John Decker sat quietly and listened as the City of Fayetteville’s former Environmental Services director, Gerald Dietzen, talked about recovering from last year’s Hurricane Matthew.
Dietzen retired last year after 30 years with the City. He spent a large portion of that time directing the city’s sanitation collection services. He retired in October, the same month that Hurricane Matthew dumped 15 inches of rain and carved a swath of destruction through Fayetteville and much of southeast North Carolina.
Dietzen returned to his former employer as a consultant, a sort of project manager. He’s tasked with ramrodding the City’s cleanup of the debris left by Matthew and fixing the damages from the tons of water that gushed through the city on Oct. 8.
At a July 22 Cumberland County Citizens United meeting, Dietzen talked about the City’s ongoing work to recover from the effects of last October’s hurricane. Just the day before, Bingham Drive opened for traffic. A major city thoroughfare, the road had washed away during the storm, and restoring it took nine months. It opened ahead of schedule.
The City so far has spent $3,884,251.27 on repairs and cleanup projects, according to an internal memo from Assistant City Manager Jay Reinstein to City Council members.
But it’s going to cost a lot more. The Federal Emergency Management Administration is supposed to reimburse about 75 percent of the actual cost, but only if FEMA determines the project is eligible. And, the state is supposed to reimburse the remaining 25 percent.
Overall, the City asked for around $9.1 million. The State of North Carolina got about $4.5 million from FEMA on behalf of the City. For the state’s part of the deal, it allocated $1.5 million to Fayetteville, but as of early July only forwarded $1.2 million of that allocation.
The day Hurricane Matthew rolled into Fayetteville, the City’s budget gurus, I imagine, could hear the cha-ching ring loud and clear.
The city’s damaged vehicles alone came to more than $1.4 million. Here’s a sampling of what the storm has cost this City so far:
• Temporary Shawcroft Road access: $246,249
• Debris removal: $1.12 million
• Rayconda alternate connector: $242,193
• Greenoch Drive in Arran Lake: $207,599
• Mirror Lake Dam: $1.5 million
And the list goes on.
Luckily, the City has another source of money: the Golden Leaf Foundation. This nonprofit corporation was created in 1999 and got its greatest bulk of money from settlements with major cigarette companies. The companies had to fork over $206 billion to 46 states for their part in forcing people to smoke and get sick. The Golden Leaf Foundation is supposed to award grants for projects that enhance the long-term economic well- being of North Carolina, especially in the rural areas of the state that were dependent on the tobacco trade.
Well, we’re not rural. But Fayetteville somehow got Golden Leaf Foundation money to clear debris in Cross Creek from Green Street to the pedestrian bridge next to Heritage Place. Several other projects are on the waiting list, with some going to bid in August or early September.

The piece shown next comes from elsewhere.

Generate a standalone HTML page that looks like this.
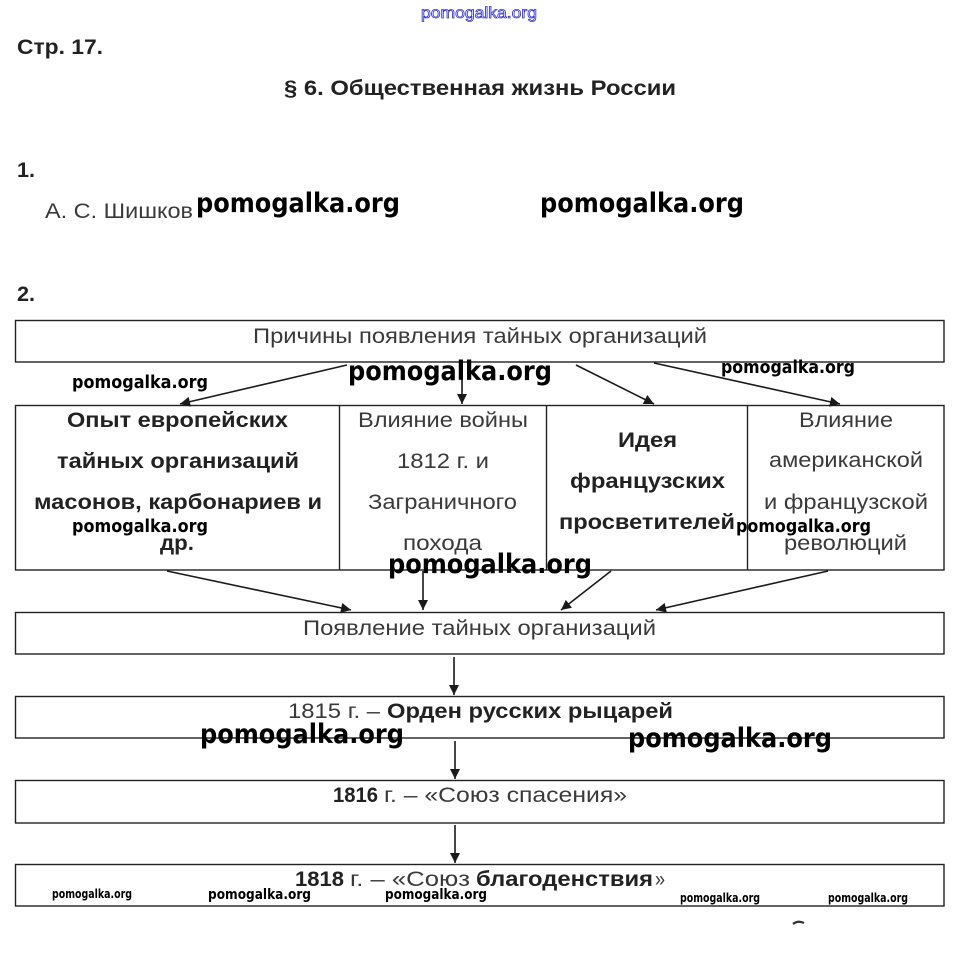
<!DOCTYPE html>
<html><head><meta charset="utf-8"><style>
html,body{margin:0;padding:0;background:#fff;}
svg{display:block;}
text{font-family:"Liberation Sans",Arial,sans-serif;}
.r{fill:#3a3a3a;font-size:21px;}
.b{fill:#222;font-size:21px;font-weight:bold;}
.w{fill:#000;font-weight:bold;font-family:"DejaVu Sans","Liberation Sans",sans-serif;}
</style></head><body>
<svg width="956" height="956" viewBox="0 0 956 956" xmlns="http://www.w3.org/2000/svg">
<defs>
<marker id="ah" viewBox="0 0 10 10" refX="10" refY="5" markerWidth="11" markerHeight="10" markerUnits="userSpaceOnUse" orient="auto">
<path d="M0,0 L10,5 L0,10 z" fill="#1a1a1a"/>
</marker>
</defs>
<rect width="956" height="956" fill="#fff"/>

<!-- top blue watermark -->
<text x="421" y="18" font-size="16" fill="#fff" stroke="#3535c8" stroke-width="0.8" textLength="116" lengthAdjust="spacingAndGlyphs" style="font-family:'Liberation Sans Narrow','Liberation Sans',sans-serif">pomogalka.org</text>

<text x="17" y="54" class="b" font-size="21" textLength="86" lengthAdjust="spacingAndGlyphs">Стр. 17.</text>
<text x="284" y="95" class="b" style="font-size:21px" textLength="392" lengthAdjust="spacingAndGlyphs">§ 6. Общественная жизнь России</text>

<text x="17" y="177" class="b" textLength="18" lengthAdjust="spacingAndGlyphs">1.</text>
<text x="45" y="218" class="r" style="font-size:21px" textLength="148" lengthAdjust="spacingAndGlyphs">А. С. Шишков</text>
<text x="196" y="212" class="w" font-size="27" textLength="204" lengthAdjust="spacingAndGlyphs">pomogalka.org</text>
<text x="540" y="212" class="w" font-size="27" textLength="204" lengthAdjust="spacingAndGlyphs">pomogalka.org</text>

<text x="17" y="301" class="b" textLength="18" lengthAdjust="spacingAndGlyphs">2.</text>

<!-- boxes -->
<g fill="none" stroke="#222" stroke-width="1.4">
<rect x="15.5" y="320.5" width="928.5" height="41.5"/>
<rect x="15.5" y="405.5" width="928.5" height="164.5"/>
<line x1="339.5" y1="405.5" x2="339.5" y2="570"/>
<line x1="546.5" y1="405.5" x2="546.5" y2="570"/>
<line x1="747.5" y1="405.5" x2="747.5" y2="570"/>
<rect x="15.5" y="612.5" width="928.5" height="41.5"/>
<rect x="15.5" y="696.5" width="928.5" height="41.5"/>
<rect x="15.5" y="780.5" width="928.5" height="42.5"/>
<rect x="15.5" y="864.5" width="928.5" height="41.5"/>
</g>

<!-- arrows -->
<g stroke="#1a1a1a" stroke-width="1.6" marker-end="url(#ah)">
<line x1="347" y1="365" x2="180" y2="404"/>
<line x1="462" y1="363" x2="462" y2="404"/>
<line x1="576" y1="365" x2="654" y2="404"/>
<line x1="654" y1="363" x2="840" y2="404"/>
<line x1="167" y1="571" x2="351" y2="610"/>
<line x1="423" y1="571" x2="423" y2="610"/>
<line x1="611" y1="571" x2="561" y2="610"/>
<line x1="828" y1="571" x2="656" y2="610"/>
<line x1="454" y1="657" x2="454" y2="695"/>
<line x1="455" y1="741" x2="455" y2="779"/>
<line x1="455" y1="825" x2="455" y2="863"/>
</g>

<!-- top box text -->
<text x="253" y="343" class="r" textLength="454" lengthAdjust="spacingAndGlyphs">Причины появления тайных организаций</text>

<!-- cell 1 -->
<text x="67" y="427" class="b" textLength="221" lengthAdjust="spacingAndGlyphs">Опыт европейских</text>
<text x="57" y="468" class="b" textLength="242" lengthAdjust="spacingAndGlyphs">тайных организаций</text>
<text x="34" y="509" class="b" textLength="288" lengthAdjust="spacingAndGlyphs">масонов, карбонариев и</text>
<text x="160" y="550" class="b" textLength="34" lengthAdjust="spacingAndGlyphs">др.</text>

<!-- cell 2 -->
<text x="358" y="427" class="r" textLength="170" lengthAdjust="spacingAndGlyphs">Влияние войны</text>
<text x="397" y="468" class="r" textLength="92" lengthAdjust="spacingAndGlyphs">1812 г. и</text>
<text x="368" y="509" class="r" textLength="149" lengthAdjust="spacingAndGlyphs">Заграничного</text>
<text x="403" y="550" class="r" textLength="79" lengthAdjust="spacingAndGlyphs">похода</text>

<!-- cell 3 -->
<text x="618" y="447" class="b" textLength="59" lengthAdjust="spacingAndGlyphs">Идея</text>
<text x="570" y="488" class="b" textLength="155" lengthAdjust="spacingAndGlyphs">французских</text>
<text x="559" y="529" class="b" textLength="176" lengthAdjust="spacingAndGlyphs">просветителей</text>

<!-- cell 4 -->
<text x="799" y="427" class="r" textLength="94" lengthAdjust="spacingAndGlyphs">Влияние</text>
<text x="769" y="467" class="r" textLength="154" lengthAdjust="spacingAndGlyphs">американской</text>
<text x="764" y="509" class="r" textLength="164" lengthAdjust="spacingAndGlyphs">и французской</text>
<text x="784" y="550" class="r" textLength="123" lengthAdjust="spacingAndGlyphs">революций</text>

<!-- lower boxes text -->
<text x="303" y="635" class="r" textLength="353" lengthAdjust="spacingAndGlyphs">Появление тайных организаций</text>

<text x="288" y="718" class="r" textLength="92" lengthAdjust="spacingAndGlyphs">1815 г. –</text>
<text x="387" y="718" class="b" textLength="286" lengthAdjust="spacingAndGlyphs">Орден русских рыцарей</text>

<text x="333" y="802" class="b" textLength="45" lengthAdjust="spacingAndGlyphs">1816</text>
<text x="384" y="802" class="r" textLength="243" lengthAdjust="spacingAndGlyphs">г. – «Союз спасения»</text>

<text x="295" y="886" class="b" textLength="49" lengthAdjust="spacingAndGlyphs">1818</text>
<text x="350" y="886" class="r" textLength="120" lengthAdjust="spacingAndGlyphs">г. – «Союз</text>
<text x="476" y="886" class="b" textLength="177" lengthAdjust="spacingAndGlyphs">благоденствия</text>
<text x="655" y="886" class="r" textLength="10" lengthAdjust="spacingAndGlyphs">»</text>

<!-- watermarks -->
<text x="348" y="380" class="w" font-size="27" textLength="204" lengthAdjust="spacingAndGlyphs">pomogalka.org</text>
<text x="72" y="388" class="w" font-size="18" textLength="136" lengthAdjust="spacingAndGlyphs">pomogalka.org</text>
<text x="721" y="373" class="w" font-size="18" textLength="134" lengthAdjust="spacingAndGlyphs">pomogalka.org</text>
<text x="72" y="532" class="w" font-size="18" textLength="136" lengthAdjust="spacingAndGlyphs">pomogalka.org</text>
<text x="736" y="532" class="w" font-size="18" textLength="135" lengthAdjust="spacingAndGlyphs">pomogalka.org</text>
<text x="388" y="573" class="w" font-size="27" textLength="204" lengthAdjust="spacingAndGlyphs">pomogalka.org</text>
<text x="200" y="743" class="w" font-size="27" textLength="204" lengthAdjust="spacingAndGlyphs">pomogalka.org</text>
<text x="628" y="747" class="w" font-size="27" textLength="204" lengthAdjust="spacingAndGlyphs">pomogalka.org</text>

<text x="52" y="898" class="w" font-size="12" textLength="80" lengthAdjust="spacingAndGlyphs">pomogalka.org</text>
<text x="208" y="899" class="w" font-size="14" textLength="103" lengthAdjust="spacingAndGlyphs">pomogalka.org</text>
<text x="385" y="899" class="w" font-size="14" textLength="102" lengthAdjust="spacingAndGlyphs">pomogalka.org</text>
<text x="680" y="902" class="w" font-size="12" textLength="80" lengthAdjust="spacingAndGlyphs">pomogalka.org</text>
<text x="828" y="902" class="w" font-size="12" textLength="80" lengthAdjust="spacingAndGlyphs">pomogalka.org</text>

<!-- small stray mark -->
<path d="M793,924 Q798,920 804,923" stroke="#333" stroke-width="2.2" fill="none"/>
</svg>
</body></html>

The City is still waiting to hear whether they’ll get foundation money for an alternate connector into King’s Grant subdivision, for more waterways cleaning, and for stabilizing the Cross Creek bank. In the meantime, Dietzen and crew are chugging along, taking bites out of the huge task that lay ahead.
Unfortunately, there were a lot of questions Dietzen couldn’t answer from folks at the meeting because they lived outside the City.
Dr. Josee Bourget, from the Wendemere subdivision just outside City limits, wanted to know the status of storm water studies. And Kittie Elrod, who lives south of Hope Mills in the Grays Creek community of Mt. Vernon Estate, is frustrated. Apparently, there is no one she knows of who can give her an update on stormwater-related issues that have plagued her neighborhood. Those are questions that need to be answered.
But John Decker’s question hit the mark. John finally raised his hand, and when called on by the moderator, he said that while he was all for parks, splash pads and downtown baseball stadiums, he wondered why those items seemed to be given priority over people and property recovering from the hurricane.
It was a good question. The answers are for another column.